- Born: 15 December 1935 (age 90) Copenhagen, Denmark
- Occupations: Singer, guitarist, composer and writer
- Father: Aksel Schiøtz
- Awards: Norwegian Music Critics Award; Spellemannprisen (1972, with Geirr Tveitt, and 1980, with the song quartet Ballade!);

= Birgitte Grimstad =

Danish-born Norwegian musician (born 1935)

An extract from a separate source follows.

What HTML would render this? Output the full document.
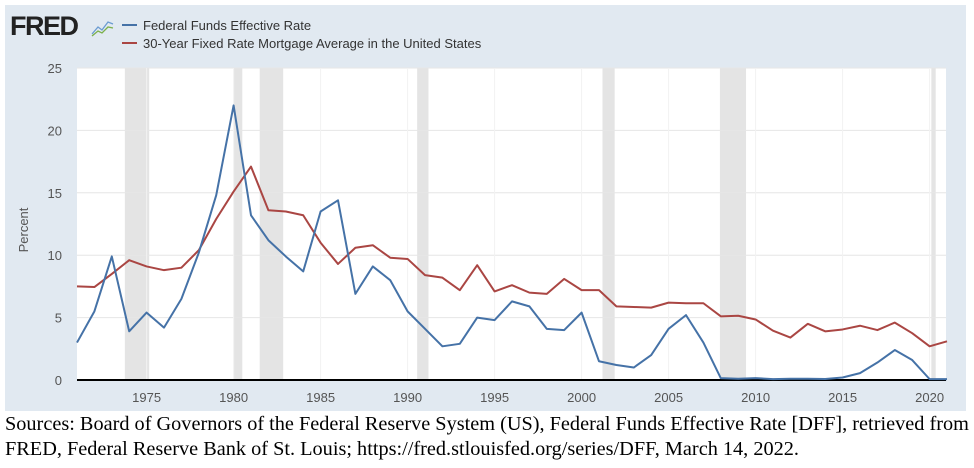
<!DOCTYPE html>
<html><head><meta charset="utf-8"><style>
body{margin:0;background:#fff;width:974px;height:468px;overflow:hidden}
svg text{font-family:"Liberation Sans",sans-serif}
.cap{position:absolute;left:5px;top:412px;font-family:"Liberation Serif",serif;font-size:20.3px;line-height:25px;color:#000;white-space:nowrap}
</style></head><body>
<svg id="c" width="974" height="468" style="position:absolute;left:0;top:0">
<rect x="5" y="5" width="961" height="406" fill="#e1e9f1"/>
<rect x="77" y="68" width="869" height="312" fill="#fff"/>
<g id="rec"></g><g id="grid"></g>
<text x="10" y="35" font-size="27" font-weight="bold" fill="#222" letter-spacing="-1.5">FRED</text>
<polyline points="92,34 98,27 102,30 108,22 113,24" fill="none" stroke="#6a9bd1" stroke-width="1.3"/>
<polyline points="92,36 98,31 102,33 108,27 113,28" fill="none" stroke="#7bb04b" stroke-width="1.3"/>
<line x1="122" y1="25" x2="137" y2="25" stroke="#4572a7" stroke-width="2"/>
<text x="143" y="30" font-size="13" fill="#333">Federal Funds Effective Rate</text>
<line x1="122" y1="43" x2="137" y2="43" stroke="#aa4643" stroke-width="2"/>
<text x="143" y="48" font-size="13" fill="#333">30-Year Fixed Rate Mortgage Average in the United States</text>
<text transform="translate(28,230) rotate(-90)" font-size="13" fill="#555" text-anchor="middle">Percent</text>
<g id="axes"></g><g id="lines"></g>
</svg>
<div class="cap">Sources: Board of Governors of the Federal Reserve System (US), Federal Funds Effective Rate [DFF], retrieved from<br>FRED, Federal Reserve Bank of St. Louis; https://fred.stlouisfed.org/series/DFF, March 14, 2022.</div>
<script>
const years=[];for(let y=1971;y<=2021;y++)years.push(y);
const fedFunds=[3.0,5.5,9.9,3.9,5.4,4.2,6.5,10.2,14.8,22.0,13.2,11.2,9.9,8.7,13.5,14.4,6.9,9.1,8.0,5.5,4.1,2.7,2.9,5.0,4.8,6.3,5.9,4.1,4.0,5.4,1.5,1.2,1.0,2.0,4.1,5.2,3.0,0.15,0.1,0.15,0.07,0.1,0.1,0.08,0.2,0.55,1.4,2.4,1.6,0.07,0.07];
const mortgage=[7.5,7.45,8.5,9.6,9.1,8.8,9.0,10.4,12.9,15.1,17.1,13.6,13.5,13.2,11.0,9.3,10.6,10.8,9.8,9.7,8.4,8.2,7.2,9.2,7.1,7.6,7.0,6.9,8.1,7.2,7.2,5.9,5.85,5.8,6.2,6.15,6.15,5.1,5.15,4.85,3.95,3.4,4.5,3.9,4.05,4.35,4.0,4.6,3.75,2.7,3.1];
const recStart=[1973.75,1980.0,1981.5,1990.55,2001.2,2007.95,2020.1];
const recEnd=[1975.15,1980.5,1982.85,1991.2,2001.9,2009.45,2020.35];
const yTicks=[0,5,10,15,20,25];
const xTicks=[1975,1980,1985,1990,1995,2000,2005,2010,2015,2020];
const NS="http://www.w3.org/2000/svg";
const X=v=>77+(v-1971)*17.4, Y=v=>380-v*12.48;
function mk(p,t,a){const e=document.createElementNS(NS,t);for(const k in a)e.setAttribute(k,a[k]);document.getElementById(p).appendChild(e);return e;}
recStart.forEach((s,i)=>{const e=mk('rec','rect',{x:X(s),y:68,width:X(recEnd[i])-X(s),height:312,fill:'#e4e4e4'});

});
yTicks.forEach(t=>{if(t>0){const g=mk('grid','line',{x1:77,x2:946,y1:Y(t),y2:Y(t),stroke:'#e6e6e6'});

}
const l=mk('axes','text',{x:62,y:Y(t)+5,'font-size':13,fill:'#555','text-anchor':'end'});l.textContent=t;

});
xTicks.forEach(t=>{const g=mk('grid','line',{x1:X(t),x2:X(t),y1:68,y2:380,stroke:'#f2f2f2'});


const l=mk('axes','text',{x:X(t),y:402,'font-size':13,fill:'#555','text-anchor':'middle'});l.textContent=t;

});
const ax=mk('axes','line',{x1:77,x2:946,y1:380,y2:380,stroke:'#000','stroke-width':2});


function series(d,c,n){const p=mk('lines','polyline',{points:d.map((v,i)=>X(years[i])+','+Y(v)).join(' '),fill:'none',stroke:c,'stroke-width':2,'stroke-linejoin':'round'});

}
series(mortgage,'#aa4643','mortgage-line');
series(fedFunds,'#4572a7','fed-funds-line');
</script>
</body></html>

Birgitte Grimstad (born 15 December 1935) is a Danish-born Norwegian singer, guitarist, composer and writer.

==Personal life==
Grimstad was born in Copenhagen, Denmark, the daughter of Aksel Schiøtz and Gerd Haugsted. She was married to ambassador Per Øystein Grimstad from 1958 to 1988.

==Career==
Grimstad studied theatre and mass media at the University of Minnesota, United States. She moved to Norway in 1959, and produced television shows for the Norwegian Broadcasting Corporation (NRK), including children's programs and shows with performers such as Alf Prøysen and Lalla Carlsen.

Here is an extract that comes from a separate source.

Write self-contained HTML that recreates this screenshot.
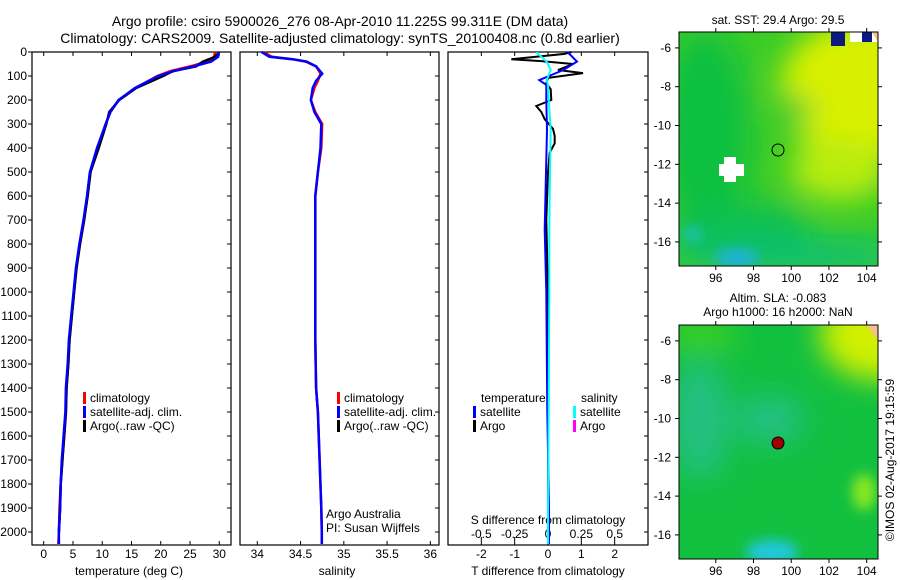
<!DOCTYPE html>
<html><head><meta charset="utf-8"><style>
body{margin:0;background:#fff}
svg{display:block;font-family:"Liberation Sans",sans-serif}
text{font-size:12px;fill:#000}
</style></head><body>
<svg id="fig" width="900" height="580" viewBox="0 0 900 580" xmlns="http://www.w3.org/2000/svg" data-name="argo-profile-figure" data-interactable="false">
<defs>
<filter id="blur" x="-50%" y="-50%" width="200%" height="200%"><feGaussianBlur stdDeviation="14"/></filter>
<filter id="blur2" x="-50%" y="-50%" width="200%" height="200%"><feGaussianBlur stdDeviation="6"/></filter>
<clipPath id="clipTop"><rect x="679" y="32" width="199" height="234"/></clipPath>
<clipPath id="clipBot"><rect x="679" y="325" width="199" height="234"/></clipPath>
</defs>
<text x="340" y="26" text-anchor="middle" style="font-size:14px" data-name="title-line-1" data-interactable="false">Argo profile: csiro 5900026_276 08-Apr-2010 11.225S 99.311E (DM data)</text>
<text x="340" y="43" text-anchor="middle" style="font-size:14px" data-name="title-line-2" data-interactable="false">Climatology: CARS2009. Satellite-adjusted climatology: synTS_20100408.nc (0.8d earlier)</text>

<!-- top map -->
<g clip-path="url(#clipTop)" data-name="sst-map" data-interactable="false">
<rect x="679" y="32" width="199" height="234" fill="#3ccc28"/>
<g filter="url(#blur)">
<ellipse cx="705" cy="130" rx="45" ry="100" fill="#10c040"/>
<ellipse cx="740" cy="230" rx="70" ry="30" fill="#10c050"/>
<ellipse cx="860" cy="90" rx="80" ry="70" fill="#d8f000"/>
<ellipse cx="840" cy="170" rx="50" ry="30" fill="#b8ec10"/>
<ellipse cx="790" cy="255" rx="120" ry="18" fill="#10c070"/>
<ellipse cx="795" cy="110" rx="18" ry="14" fill="#30c830"/>
</g>
<g filter="url(#blur2)">
<ellipse cx="737" cy="258" rx="22" ry="9" fill="#20b0e0"/>
<ellipse cx="693" cy="234" rx="9" ry="7" fill="#20c0c0"/>
</g>
<rect x="724" y="157" width="12" height="25" fill="#fff"/><rect x="719" y="164" width="25" height="12" fill="#fff"/>
<rect x="850" y="32" width="28" height="10" fill="#fff"/>
<rect x="831" y="32" width="14" height="14" fill="#0a1a80"/>
<rect x="862" y="32" width="10" height="10" fill="#0a1a80"/>
<polygon points="872,32 878,32 878,42" fill="#f5c090"/>
<circle cx="778" cy="150" r="6" fill="none" stroke="#000"/>
</g>
<rect x="679" y="32" width="199" height="234" fill="none" stroke="#000" data-name="sst-map-frame" data-interactable="false"/>
<text x="778" y="24" text-anchor="middle" data-name="sst-map-title" data-interactable="false">sat. SST: 29.4  Argo: 29.5</text>

<!-- bottom map -->
<g clip-path="url(#clipBot)" data-name="sla-map" data-interactable="false">
<rect x="679" y="325" width="199" height="234" fill="#12c040"/>
<g filter="url(#blur)">
<ellipse cx="700" cy="420" rx="30" ry="60" fill="#20c080"/>
<ellipse cx="770" cy="420" rx="35" ry="25" fill="#20c080"/>
<ellipse cx="880" cy="335" rx="60" ry="45" fill="#d0f000"/>
<ellipse cx="700" cy="335" rx="40" ry="15" fill="#40d020"/>
</g>
<g filter="url(#blur2)">
<ellipse cx="772" cy="552" rx="26" ry="12" fill="#20c8e0"/>
<ellipse cx="864" cy="492" rx="12" ry="18" fill="#88e820"/>
</g>
<polygon points="866,325 878,325 878,340" fill="#f5c090"/>
<circle cx="778" cy="443" r="6" fill="#a00000" stroke="#000"/>
</g>
<rect x="679" y="325" width="199" height="234" fill="none" stroke="#000" data-name="sla-map-frame" data-interactable="false"/>
<text x="778" y="302" text-anchor="middle" data-name="sla-map-title-1" data-interactable="false">Altim. SLA: -0.083</text>
<text x="778" y="316" text-anchor="middle" data-name="sla-map-title-2" data-interactable="false">Argo h1000: 16 h2000: NaN</text>
<text transform="translate(894,460) rotate(-90)" text-anchor="middle" data-name="timestamp" data-interactable="false">©IMOS 02-Aug-2017 19:15:59</text>

<g id="plots"></g>
</svg>
<script>
// ---- data ----
const tDepth = [0,20,40,60,80,100,150,200,250,300,400,500,600,700,800,900,1000,1100,1200,1300,1400,1500,1600,1700,1800,1900,2000,2050];
const tClim  = [29.3,29.1,28.0,25.0,21.6,19.4,15.7,12.8,11.4,10.6,9.2,8.0,7.5,6.9,6.2,5.6,5.2,4.8,4.4,4.2,3.9,3.8,3.5,3.2,2.9,2.7,2.6,2.5];
const tSat   = [29.9,29.8,28.6,25.6,22.2,19.6,15.6,12.8,11.4,10.6,9.1,7.9,7.4,6.8,6.1,5.5,5.1,4.7,4.3,4.1,3.8,3.7,3.4,3.1,2.9,2.8,2.6,2.6];
const tArgo  = [30.0,29.3,27.2,26.0,22.0,20.4,15.8,12.9,11.2,10.7,9.4,8.0,7.5,6.9,6.2,5.6,5.2,4.8,4.4,4.2,3.9,3.8,3.5,3.2,2.9,2.8,2.6];
const sDepth = [0,20,30,40,60,90,120,150,200,250,300,400,500,600,800,1000,1200,1400,1500,1700,1900,2000,2050];
const sClim  = [34.07,34.17,34.40,34.56,34.68,34.73,34.70,34.66,34.62,34.67,34.75,34.74,34.70,34.67,34.67,34.67,34.67,34.68,34.70,34.72,34.74,34.745,34.745];
const sSat   = [34.05,34.14,34.41,34.57,34.68,34.75,34.68,34.64,34.62,34.66,34.74,34.73,34.70,34.67,34.67,34.67,34.67,34.68,34.70,34.72,34.74,34.745,34.745];
const dDepth = [0,5,40,75,117,137,200,325,500,740,1000,1500,1900,2050];
const dTsat  = [0.6,0.62,0.87,0.46,-0.26,-0.05,-0.05,-0.03,-0.06,-0.1,-0.05,-0.02,0.03,0.03];
const dSsat  = [-0.08,-0.08,-0.01,0.02,-0.01,0.0,0.005,0.02,0.015,0.01,0.01,0.005,0.0,0.0];
const aDepth = [0,8,30,38,50,75,88,108,130,155,200,225,250,280,320,350,380,420,500,700,1000,1500,2000];
const aTdiff = [0.7,0.5,-1.1,-0.2,0.75,0.3,1.05,0.0,-0.05,0.08,0.1,-0.35,-0.2,-0.1,0.15,0.2,0.2,0.05,0.0,-0.05,0.0,0.0,0.0];
const depthTicks = [0,100,200,300,400,500,600,700,800,900,1000,1100,1200,1300,1400,1500,1600,1700,1800,1900,2000];
const tTicks = [0,5,10,15,20,25,30];
const sTicks = [34,34.5,35,35.5,36];
const sTickLabels = ["34","34.5","35","35.5","36"];
const dTicks = [-2,-1,0,1,2];
const dsTicks = [-0.5,-0.25,0,0.25,0.5];
const dsTickLabels = ["-0.5","-0.25","0","0.25","0.5"];
const mapLonTicks = [96,98,100,102,104];
const mapLatTicks = [-6,-8,-10,-12,-14,-16];

// ---- scales ----
const TOP=52, BOT=545;
const yD = d => TOP + d*0.24;
const lin = (d0,d1,r0,r1) => v => r0 + (v-d0)/(d1-d0)*(r1-r0);
const xT = lin(-2,32,32,231);
const xS = lin(33.8,36.1,240,439);
const xD = lin(-3,3,448,648);
const xDS = v => xD(v*4);
const NS='http://www.w3.org/2000/svg';
const G=document.getElementById('plots');
function el(tag,attrs,parent){const e=document.createElementNS(NS,tag);for(const k in attrs)e.setAttribute(k,attrs[k]);(parent||G).appendChild(e);return e;}
function txt(x,y,s,anchor,parent){const t=el('text',{x:x,y:y,'text-anchor':anchor||'middle'},parent);t.textContent=s;return t;}
function line(xs,ds,xf,color,w,name){
  const pts=xs.map((v,i)=>xf(v).toFixed(1)+','+yD(ds[i]).toFixed(1)).join(' ');
  const p=el('polyline',{points:pts,fill:'none',stroke:color,'stroke-width':w});
  p.setAttribute('data-name', name);
  p.setAttribute('data-interactable', 'false');
}
function frame(x0,x1,name){
  const r=el('rect',{x:x0,y:TOP,width:x1-x0,height:BOT-TOP,fill:'none',stroke:'#000','stroke-width':1.2});
  r.setAttribute('data-name', name);
  r.setAttribute('data-interactable', 'false');
  depthTicks.forEach(d=>{el('line',{x1:x1-4,x2:x1,y1:yD(d),y2:yD(d),stroke:'#000'});});
}
function xticks(ticks,labels,xf,y0,ly){
  ticks.forEach((v,i)=>{
    el('line',{x1:xf(v),x2:xf(v),y1:TOP,y2:TOP+4,stroke:'#000'});
    el('line',{x1:xf(v),x2:xf(v),y1:y0,y2:y0-4,stroke:'#000'});
    const t=txt(xf(v),ly,labels?labels[i]:String(v));
    t.setAttribute('data-name', 'x-tick-label');
    t.setAttribute('data-interactable', 'false');
  });
}
// panel 1
frame(32,231,'temperature-panel');
depthTicks.forEach(d=>{el('line',{x1:28,x2:32,y1:yD(d),y2:yD(d),stroke:'#000'});
  const t=txt(27,yD(d)+4,String(d),'end');
  t.setAttribute('data-name', 'y-tick-label');
  t.setAttribute('data-interactable', 'false');});
xticks(tTicks,null,xT,BOT,558);
line(tClim,tDepth,xT,'#ff0000',2.5,'temp-climatology-line');
line(tArgo,tDepth,xT,'#000',2.5,'temp-argo-line');
line(tSat,tDepth,xT,'#0000ff',2.5,'temp-satellite-line');
txt(129,575,'temperature (deg C)').setAttribute('data-name','temperature-axis-title');
// panel 2
frame(240,439,'salinity-panel');
xticks(sTicks,sTickLabels,xS,BOT,558);
line(sClim,sDepth,xS,'#ff0000',2.5,'sal-climatology-line');
line(sSat,sDepth,xS,'#0000ff',2.5,'sal-satellite-line');
txt(337,575,'salinity').setAttribute('data-name','salinity-axis-title');
txt(326,518,'Argo Australia','start').setAttribute('data-name','credit-argo-australia');
txt(326,532,'PI: Susan Wijffels','start').setAttribute('data-name','credit-pi');
// panel 3
frame(448,648,'difference-panel');
xticks(dTicks,null,xD,BOT,558);
dsTicks.forEach((v,i)=>{el('line',{x1:xDS(v),x2:xDS(v),y1:BOT-4,y2:BOT-8,stroke:'#000'});
  const t=txt(xDS(v),538,dsTickLabels[i]);
  t.setAttribute('data-name', 's-tick-label');
  t.setAttribute('data-interactable', 'false');});
txt(548,524,'S difference from climatology').setAttribute('data-name','s-diff-axis-title');
txt(548,575,'T difference from climatology').setAttribute('data-name','t-diff-axis-title');
line(aTdiff,aDepth,xD,'#000',2,'argo-tdiff-line');
line(dTsat,dDepth,xD,'#0000ff',2,'sat-tdiff-line');
line(dSsat,dDepth,xDS,'#00ffff',2,'sat-sdiff-line');
// legends
function leg(x,y,color,label,name){
  if(color) el('rect',{x:x,y:y-10,width:3,height:12,fill:color});
  const t=txt(x+(color?7:0),y,label,'start');
  t.setAttribute('data-name', name);
  t.setAttribute('data-interactable', 'false');
}
leg(83,402,'#ff0000','climatology','legend-climatology');
leg(83,416,'#0000ff','satellite-adj. clim.','legend-satellite');
leg(83,430,'#000','Argo(..raw -QC)','legend-argo');
leg(337,402,'#ff0000','climatology','legend2-climatology');
leg(337,416,'#0000ff','satellite-adj. clim.','legend2-satellite');
leg(337,430,'#000','Argo(..raw -QC)','legend2-argo');
leg(481,402,null,'temperature','legend3-temperature');
leg(473,416,'#0000ff','satellite','legend3-t-satellite');
leg(473,430,'#000','Argo','legend3-t-argo');
leg(581,402,null,'salinity','legend3-salinity');
leg(573,416,'#00ffff','satellite','legend3-s-satellite');
leg(573,430,'#ff00ff','Argo','legend3-s-argo');
// map axes
const mx = lin(94.05,104.6,679,878);
const myTop = v => 32 + (-5.18 - v)*19.4;
[[32,266,0],[325,559,293]].forEach(([t,b,off])=>{
  mapLonTicks.forEach(v=>{el('line',{x1:mx(v),x2:mx(v),y1:t,y2:t-4,stroke:'#000'});
    el('line',{x1:mx(v),x2:mx(v),y1:b,y2:b+4,stroke:'#000'});
    const l=txt(mx(v),b+16,String(v));
    l.setAttribute('data-name', 'map-lon-label');
    l.setAttribute('data-interactable', 'false');});
  mapLatTicks.forEach(v=>{const y=myTop(v)+off;
    el('line',{x1:675,x2:679,y1:y,y2:y,stroke:'#000'});
    el('line',{x1:878,x2:882,y1:y,y2:y,stroke:'#000'});
    const l=txt(671,y+4,String(v),'end');
    l.setAttribute('data-name', 'map-lat-label');
    l.setAttribute('data-interactable', 'false');});
});
</script>
</body></html>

She made her musical debut in 1966 with the single "Det første som jeg ønsker meg", with lyrics by Alf Prøysen, and "Å være barn en sommerdag" (lyrics by André Bjerke). That same year, she issued the album Birgitte Grimstad synger viser. Her first Danish album was Viser er så meget, released in 1968. Her folk album Nordlysun (1972), in cooperation with Geirr Tveitt, earned her a Spellemannprisen. Other albums from the 1970s are Viser i vinden (1972), Ej Blot til Børn (1973), Ord over grind (1977), and Songs of Scandinavia (1978). She published the songbooks Fra Birgitte Grimstads repertoar in 1969 and Menneskeviser in 1972.

She took the initiative in establishing the song quartet Ballade!, which consisted of herself, Åse Kleveland, Lars Klevstrand, and Lillebjørn Nilsen. The group toured Denmark and Norway. Their concert album Ballade på turné, released in 1978, became very popular. The quartet's second album, Ekstranummer from 1980, was awarded a Spellemannprisen. Later in the 1980s she performed Bach's Geistliche Lieder and the medieval ballad Draumkvedet in churches in Denmark and Norway. Her album Pas på de vilde fugle from 1983 included a Danish version of Prøysen's "Vise for gærne jinter", Nordahl Grieg's poem "Til Ungdommen" to Otto Mortensen melody, and a translation of the Elvis Presley hit "Love Me Tender". Later albums are Wondering And Calling from 1986, and Love Is A Flow from 1996.

She was awarded a Musikkritikerprisen in 1972, and a Prøysenprisen in 1999.